» MATERIAL FOR THE TASK:
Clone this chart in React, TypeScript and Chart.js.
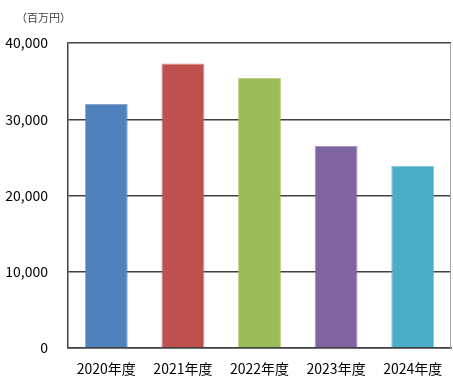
import React, { useEffect, useRef } from "react";
import { Chart, registerables } from "chart.js";

Chart.register(...registerables);

const categories = ["2020年度", "2021年度", "2022年度", "2023年度", "2024年度"];
const values = [32000, 37300, 35400, 26500, 23900];
const barColors = ["#4F81BD", "#C0504D", "#9BBB59", "#8064A2", "#4BACC6"];
const unitLabel = "（百万円）";

const FONT = "'Noto Sans CJK JP', 'Noto Sans', sans-serif";

export default function App() {
  const ref = useRef<HTMLCanvasElement>(null);
  useEffect(() => {
    document.body.style.margin = "0";
    const framePlugin = {
      id: "frame",
      afterDraw(chart: any) {
        const { ctx, chartArea } = chart;
        ctx.save();
        ctx.strokeStyle = "#A6A6A6";
        ctx.lineWidth = 1;
        ctx.beginPath();
        ctx.moveTo(chartArea.right - 0.5, chartArea.top);
        ctx.lineTo(chartArea.right - 0.5, chartArea.bottom);
        ctx.stroke();
        ctx.fillStyle = "#404040";
        ctx.font = `11px ${FONT}`;
        ctx.textBaseline = "middle";
        ctx.textAlign = "left";
        ctx.fillText(unitLabel, 16, 18);
        ctx.restore();
      },
    };
    const chart = new Chart(ref.current!, {
      type: "bar",
      data: {
        labels: categories,
        datasets: [
          {
            data: values,
            backgroundColor: barColors,
            borderColor: barColors.map((c) => c + "B0"),
            borderWidth: 1,
            barPercentage: 0.56,
            categoryPercentage: 1,
          },
        ],
      },
      options: {
        animation: false,
        responsive: false,
        layout: { padding: { top: 43, right: 2, left: 0, bottom: 0 } },
        plugins: { legend: { display: false }, tooltip: { enabled: false } },
        scales: {
          x: {
            grid: { display: false },
            border: { color: "#404040", width: 1.5 },
            ticks: { color: "#000", font: { family: FONT, size: 14 }, padding: 4 },
            afterFit: (s: any) => {
              s.height = 32;
            },
          },
          y: {
            min: 0,
            max: 40000,
            grid: { color: "#404040", lineWidth: 1.5, drawTicks: false },
            border: { color: "#404040", width: 1.5 },
            ticks: {
              stepSize: 10000,
              color: "#000",
              padding: 20,
              font: { family: FONT, size: 14 },
              callback: (v: any) => Number(v).toLocaleString("en-US"),
            },
            afterFit: (s: any) => {
              s.width = 68;
            },
          },
        },
      },
      plugins: [framePlugin],
    });
    return () => chart.destroy();
  }, []);
  return <canvas ref={ref} width={453} height={380} style={{ display: "block" }} />;
}
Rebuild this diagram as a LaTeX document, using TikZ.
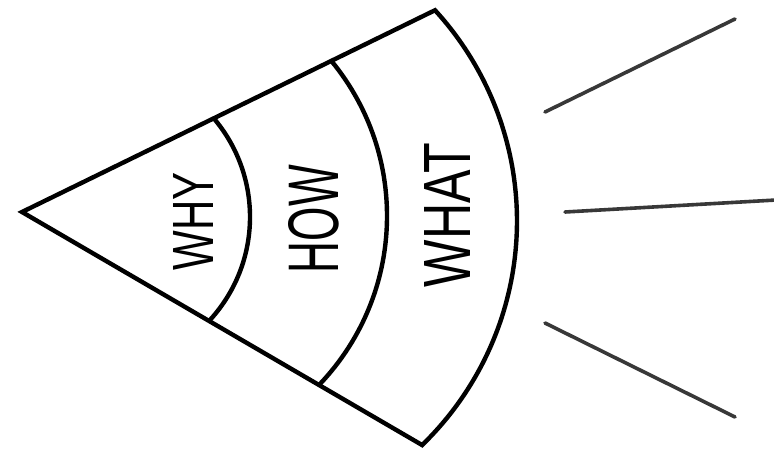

» THE TASK: Give the number of lines that carry the word "document", with nothing added.

» SOLUTION BELOW: 2